_What needs to be done_
Leave out the pictures and reproduce all of the data exactly.

[start of Source excerpt]

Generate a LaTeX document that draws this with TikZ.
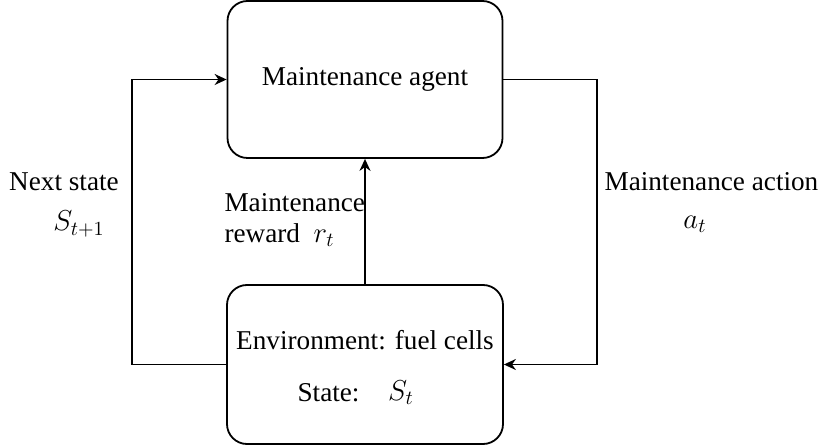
\documentclass[tikz,border=0pt]{standalone}
\usepackage{fontspec}
\setmainfont{Liberation Serif}
\newfontfamily\labelfont{Liberation Serif}
\usetikzlibrary{arrows.meta, positioning}

\begin{document}
\begin{tikzpicture}[
    x=0.5pt, y=-0.5pt,
    every path/.style = {line width=0.9pt},
    every node/.append style = {font=\labelfont\fontsize{13.6}{16}\selectfont},
    box/.style = {draw, rounded corners=10pt, line width=0.9pt, align=center},
    mathlbl/.style = {font=\fontsize{14.5}{17}\selectfont},
    >={Stealth[length=6pt,width=5.5pt]}
  ]
  \useasboundingbox (0,0) rectangle (819,448);

  % the two boxes
  \node[box, minimum width=137.5pt, minimum height=78.5pt] (agent) at (365,79.5) {};
  \node (agenttxt) at (365,79) {Maintenance agent};
  \node[box, minimum width=138pt, minimum height=79.5pt] (env) at (365,364.5) {};
  \node (envtxt) at (365,340) {Environment: fuel cells};
  \node[anchor=west] (statetxt) at (290,393) {State:};
  \node[mathlbl] (statesym) at (401,393) {$S_t$};

  % corners of the loop
  \coordinate (lcorner) at (132,364.5);
  \coordinate (rcorner) at (597,79.5);

  % connectors
  \draw[->] (env.west) -- (lcorner) |- (agent.west);
  \draw[->] (agent.east) -- (rcorner) |- (env.east);
  \draw[->] (env.north) -- (agent.south);

  % labels
  \node (nextlbl) at (64,182) {Next state};
  \node[mathlbl] (nextsym) at (79,224) {$S_{t+1}$};
  \node[anchor=west] (rewlbl) at (217,203) {Maintenance};
  \node[anchor=west] (rewlbl2) at (217,235) {reward~~{\fontsize{14.5}{17}\selectfont$r_t$}};
  \node[anchor=west] (actlbl) at (597,182) {Maintenance action};
  \node[mathlbl] (actsym) at (695,224) {$a_t$};
\end{tikzpicture}
\end{document}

[end of Source excerpt]

_Reply_
Generate a LaTeX document that draws this with TikZ.
\documentclass[tikz,border=0pt]{standalone}
\usepackage{fontspec}
\setmainfont{Liberation Serif}
\newfontfamily\labelfont{Liberation Serif}
\usetikzlibrary{arrows.meta, positioning}

\begin{document}
\begin{tikzpicture}[
    x=0.5pt, y=-0.5pt,
    every path/.style = {line width=0.9pt},
    every node/.append style = {font=\labelfont\fontsize{13.6}{16}\selectfont},
    box/.style = {draw, rounded corners=10pt, line width=0.9pt, align=center},
    mathlbl/.style = {font=\fontsize{14.5}{17}\selectfont},
    >={Stealth[length=6pt,width=5.5pt]}
  ]
  \useasboundingbox (0,0) rectangle (819,448);

  % the two boxes
  \node[box, minimum width=137.5pt, minimum height=78.5pt] (agent) at (365,79.5) {};
  \node (agenttxt) at (365,79) {Maintenance agent};
  \node[box, minimum width=138pt, minimum height=79.5pt] (env) at (365,364.5) {};
  \node (envtxt) at (365,340) {Environment: fuel cells};
  \node[anchor=west] (statetxt) at (290,393) {State:};
  \node[mathlbl] (statesym) at (401,393) {$S_t$};

  % corners of the loop
  \coordinate (lcorner) at (132,364.5);
  \coordinate (rcorner) at (597,79.5);

  % connectors
  \draw[->] (env.west) -- (lcorner) |- (agent.west);
  \draw[->] (agent.east) -- (rcorner) |- (env.east);
  \draw[->] (env.north) -- (agent.south);

  % labels
  \node (nextlbl) at (64,182) {Next state};
  \node[mathlbl] (nextsym) at (79,224) {$S_{t+1}$};
  \node[anchor=west] (rewlbl) at (217,203) {Maintenance};
  \node[anchor=west] (rewlbl2) at (217,235) {reward~~{\fontsize{14.5}{17}\selectfont$r_t$}};
  \node[anchor=west] (actlbl) at (597,182) {Maintenance action};
  \node[mathlbl] (actsym) at (695,224) {$a_t$};
\end{tikzpicture}
\end{document}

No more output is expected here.